The Modern Chair exhibition as promoted on the Art Institute of Chicago website.
The Modern Chair is "a tasty morsel of an exhibition at the Art Institute of Chicago [that] reveals why architecture and design ought to be viewed together rather than in separate silos," the Chicago Tribune wrote this week. The feature, published August 26, spotlights the show of twelve chairs by modern masters—including those by Knoll designers Harry Bertoia, Eero Saarinen and Ludwig Mies van der Rohe—which anticipates the museum's first permanent architecture and design installation in an expanded suite of galleries designed by Renzo Piano, slated to reopen Fall 2017.

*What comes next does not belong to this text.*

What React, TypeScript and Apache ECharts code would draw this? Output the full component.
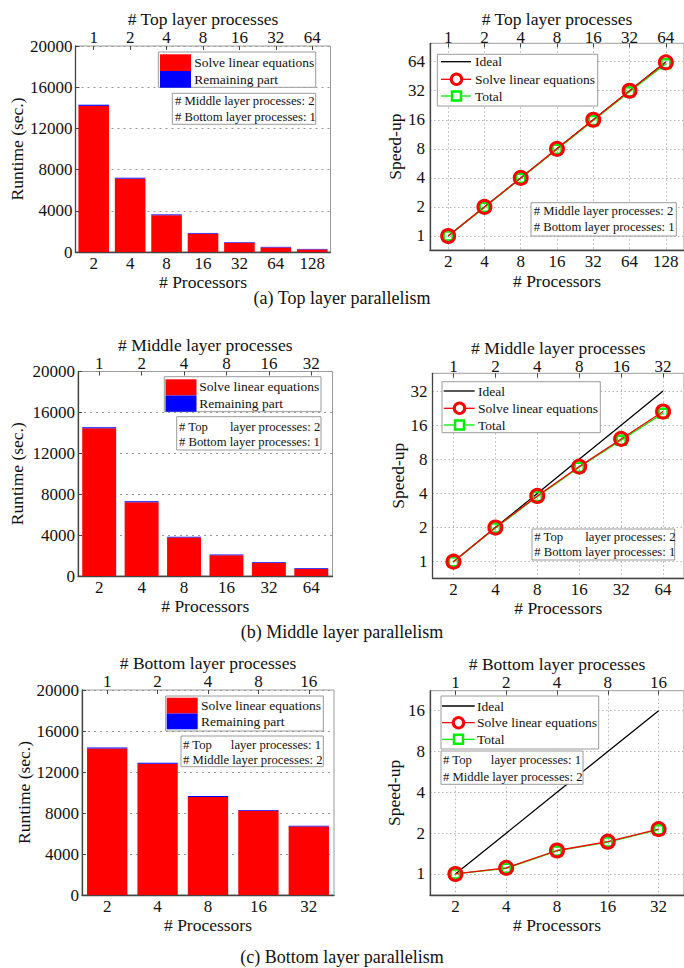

Zoe Ryan, chief architecture and design curator at the Art Institute, told the Tribune: "The big themes are about...those moments where design meets life and starts to inform the way we do things." The installation will span themes as diverse as skyscrapers, wartime designs, the digital age, and contemporary challenges in the workplace.
For now, The Modern Chair is a preview of sorts. And for those who miss the single room exhibit, the Art Institute of Chicago has announced an expanded version of The Modern Chair, which will open in December as part of a three-part exhibition tentatively titled Design Episodes: Form, Style, Language.
Joining Knoll furniture by Bertoia, Saarinen and Mies, the Art Institute of Chicago added David Adjaye's Washington Skin™ and Washington Skeleton™ Chairs to its permanent collection in July.